Ahora imagínate a ese hombre que, completamente solo en medio de la furia y la violencia, lo arriesga todo para salvar la vida de sus enemigos. Prohibió que saliera ningún preso de ninguna cárcel desde las siete de la noche hasta las siete de la mañana, y cuando había que trasladar de verdad a los reclusos, escoltaba él personalmente los convoyes, lo que demuestra que no tenía a nadie en quien confiar. Probablemente ni siquiera era entendido por sus compañeros anarquistas. Déjame contarte una de sus gestas: el 8 de diciembre de 1936, estando de inspección en la cárcel de Alcalá de Henares, vio llegar a una turba enfurecida.

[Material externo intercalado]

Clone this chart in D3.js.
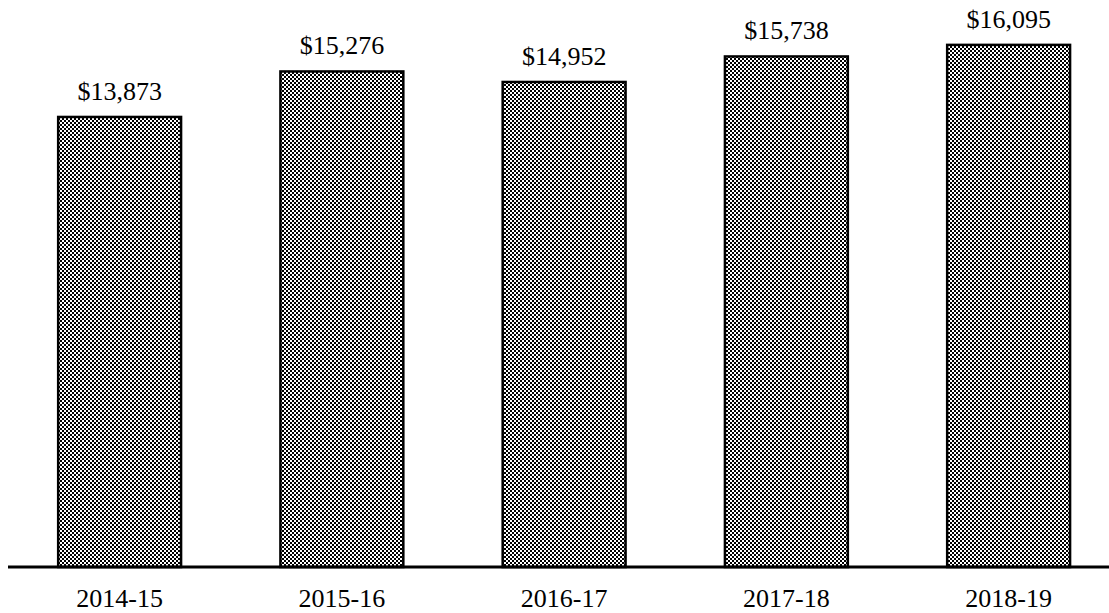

Los franquistas habían bombardeado la ciudad y matado a media docena de personas, y una multitud de vecinos y milicianos armados acordaron asaltar la prisión y linchar a los reclusos. Pues bien, Melchor se plantó ante la puerta, pistola en mano, y aguantó los insultos, las pedradas y las amenazas desde las cinco de la tarde hasta las tres de la madrugada, momento en que consiguió que los atacantes desistieran. Aquel día había 1.500 presos en Alcalá. Se considera que, en total, Rodríguez salvó a 11.000 personas. “Por las ideas se puede morir, pero no matar”, solía decir. Fue un hombre de bien en los tiempos del mal.

Tras la guerra, y pese a contar con miles de testimonios a su favor, fue condenado a 20 años, de los que cumplió 4. Cuando salió en 1944, algunos de aquellos enemigos a quienes había protegido le ofrecieron buenos empleos, pero él rechazó su ayuda y vivió muy modestamente vendiendo seguros. Además, y esto es lo más conmovedor, perseveró en su militancia anarquista, lo que le hizo volver a pasar repetidas veces por la cárcel (en una ocasión, durante año y medio). Ojalá se conociera mucho más la hermosa historia del ­Ángel Rojo: en estos momentos de griterío mezquino, su ejemplo nos demuestra que podemos ser mejores de lo que somos. Pero, claro, Melchor no es un santo cómodo ni para la derecha ni para la izquierda tradicional, liderada desde el antifranquismo por los comunistas (la represión desmanteló a los anarquistas). Un pensamiento independiente y ético, en fin, es un lugar desapacible y ventoso. Murió en 1972; espero que el recuerdo de las muchas personas a las que salvó calentara lo suficiente su corazón aterido.